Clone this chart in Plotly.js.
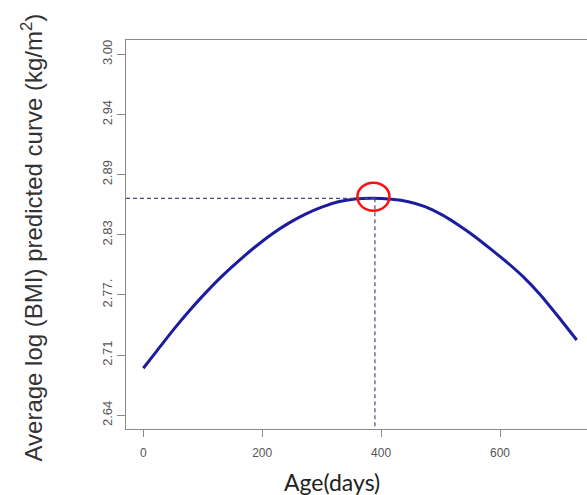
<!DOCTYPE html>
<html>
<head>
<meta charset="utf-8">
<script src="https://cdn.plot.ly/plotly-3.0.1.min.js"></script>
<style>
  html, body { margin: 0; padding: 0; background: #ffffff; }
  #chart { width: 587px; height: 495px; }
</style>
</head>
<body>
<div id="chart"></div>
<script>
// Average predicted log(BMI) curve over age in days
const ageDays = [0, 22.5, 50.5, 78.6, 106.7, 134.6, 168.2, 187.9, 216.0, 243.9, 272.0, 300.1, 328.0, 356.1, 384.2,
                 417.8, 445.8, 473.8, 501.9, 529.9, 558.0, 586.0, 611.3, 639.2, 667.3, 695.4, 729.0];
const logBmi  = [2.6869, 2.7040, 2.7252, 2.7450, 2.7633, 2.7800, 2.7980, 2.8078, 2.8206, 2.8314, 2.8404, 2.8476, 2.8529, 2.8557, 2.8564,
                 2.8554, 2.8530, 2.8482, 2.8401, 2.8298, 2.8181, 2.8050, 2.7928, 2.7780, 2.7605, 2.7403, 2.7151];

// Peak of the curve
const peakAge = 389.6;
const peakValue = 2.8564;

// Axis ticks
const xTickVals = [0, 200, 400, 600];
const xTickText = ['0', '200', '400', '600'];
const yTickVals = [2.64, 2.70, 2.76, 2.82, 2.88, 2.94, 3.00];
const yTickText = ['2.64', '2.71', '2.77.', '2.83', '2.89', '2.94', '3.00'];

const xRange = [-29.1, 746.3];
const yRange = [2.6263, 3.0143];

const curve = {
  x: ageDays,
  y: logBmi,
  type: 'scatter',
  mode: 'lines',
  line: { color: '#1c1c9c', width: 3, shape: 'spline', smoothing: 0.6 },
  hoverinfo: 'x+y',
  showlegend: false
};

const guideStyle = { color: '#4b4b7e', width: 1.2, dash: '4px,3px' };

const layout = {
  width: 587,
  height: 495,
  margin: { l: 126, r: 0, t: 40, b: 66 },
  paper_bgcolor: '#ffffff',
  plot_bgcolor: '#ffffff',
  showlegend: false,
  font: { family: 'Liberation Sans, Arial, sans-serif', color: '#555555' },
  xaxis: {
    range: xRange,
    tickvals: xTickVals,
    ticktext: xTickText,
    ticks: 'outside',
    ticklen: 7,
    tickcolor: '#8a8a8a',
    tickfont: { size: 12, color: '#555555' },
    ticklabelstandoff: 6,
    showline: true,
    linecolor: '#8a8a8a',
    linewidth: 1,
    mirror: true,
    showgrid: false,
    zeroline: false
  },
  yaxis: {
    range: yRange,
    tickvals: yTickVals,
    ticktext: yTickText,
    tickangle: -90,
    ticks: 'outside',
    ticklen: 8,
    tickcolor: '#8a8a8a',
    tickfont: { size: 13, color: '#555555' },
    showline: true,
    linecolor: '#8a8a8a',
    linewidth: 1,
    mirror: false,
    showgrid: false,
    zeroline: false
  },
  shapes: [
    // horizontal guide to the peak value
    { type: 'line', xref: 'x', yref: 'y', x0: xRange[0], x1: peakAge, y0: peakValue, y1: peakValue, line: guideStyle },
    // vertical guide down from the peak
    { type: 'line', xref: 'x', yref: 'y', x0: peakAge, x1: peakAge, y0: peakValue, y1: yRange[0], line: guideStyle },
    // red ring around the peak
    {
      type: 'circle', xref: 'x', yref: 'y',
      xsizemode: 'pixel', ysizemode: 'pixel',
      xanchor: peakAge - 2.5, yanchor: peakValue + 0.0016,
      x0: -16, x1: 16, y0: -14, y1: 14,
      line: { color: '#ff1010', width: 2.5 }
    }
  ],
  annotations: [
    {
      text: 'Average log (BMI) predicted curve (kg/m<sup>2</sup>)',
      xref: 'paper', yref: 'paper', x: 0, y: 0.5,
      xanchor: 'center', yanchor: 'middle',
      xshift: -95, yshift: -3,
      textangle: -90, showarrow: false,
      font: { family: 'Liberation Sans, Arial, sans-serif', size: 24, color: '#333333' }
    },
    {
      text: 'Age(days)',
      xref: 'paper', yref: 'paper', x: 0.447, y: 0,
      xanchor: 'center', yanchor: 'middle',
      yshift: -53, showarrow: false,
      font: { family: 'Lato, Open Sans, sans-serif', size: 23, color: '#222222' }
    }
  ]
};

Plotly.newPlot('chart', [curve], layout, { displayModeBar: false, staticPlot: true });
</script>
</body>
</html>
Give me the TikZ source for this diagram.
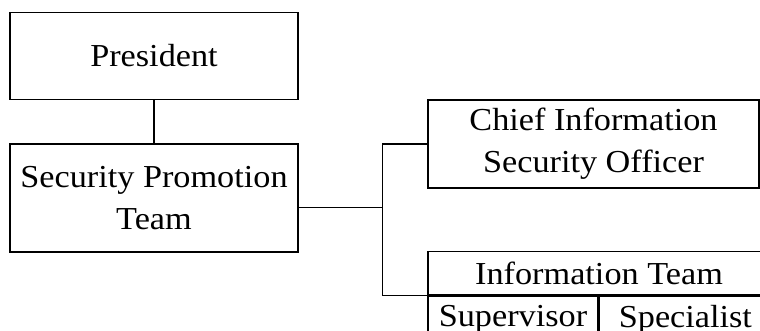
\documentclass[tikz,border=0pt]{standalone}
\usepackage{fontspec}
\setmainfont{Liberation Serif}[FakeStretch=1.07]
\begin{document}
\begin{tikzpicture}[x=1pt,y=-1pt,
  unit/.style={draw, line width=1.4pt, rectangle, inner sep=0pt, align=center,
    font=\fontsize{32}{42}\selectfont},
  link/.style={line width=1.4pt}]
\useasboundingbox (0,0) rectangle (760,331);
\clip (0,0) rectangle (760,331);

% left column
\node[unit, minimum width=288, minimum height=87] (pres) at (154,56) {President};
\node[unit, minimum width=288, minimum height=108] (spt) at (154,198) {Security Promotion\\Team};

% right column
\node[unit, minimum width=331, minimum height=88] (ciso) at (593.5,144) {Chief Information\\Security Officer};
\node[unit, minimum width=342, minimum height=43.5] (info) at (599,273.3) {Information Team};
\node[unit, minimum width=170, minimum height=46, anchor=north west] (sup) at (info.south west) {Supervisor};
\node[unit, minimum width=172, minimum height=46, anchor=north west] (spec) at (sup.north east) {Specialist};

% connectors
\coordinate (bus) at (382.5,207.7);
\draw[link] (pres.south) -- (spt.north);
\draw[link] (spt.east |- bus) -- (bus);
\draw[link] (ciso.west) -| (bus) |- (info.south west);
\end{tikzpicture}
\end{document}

● **Task instructions**
Keep to the lines above from the line with "Give me the TikZ source for this diagram." to the line with "width=288, minimum height=108]", and set down exactly those, inclusive, with nothing else and every picture left out.

● **The output**
Give me the TikZ source for this diagram.
\documentclass[tikz,border=0pt]{standalone}
\usepackage{fontspec}
\setmainfont{Liberation Serif}[FakeStretch=1.07]
\begin{document}
\begin{tikzpicture}[x=1pt,y=-1pt,
  unit/.style={draw, line width=1.4pt, rectangle, inner sep=0pt, align=center,
    font=\fontsize{32}{42}\selectfont},
  link/.style={line width=1.4pt}]
\useasboundingbox (0,0) rectangle (760,331);
\clip (0,0) rectangle (760,331);

% left column
\node[unit, minimum width=288, minimum height=87] (pres) at (154,56) {President};
\node[unit, minimum width=288, minimum height=108] (spt) at (154,198) {Security Promotion\\Team};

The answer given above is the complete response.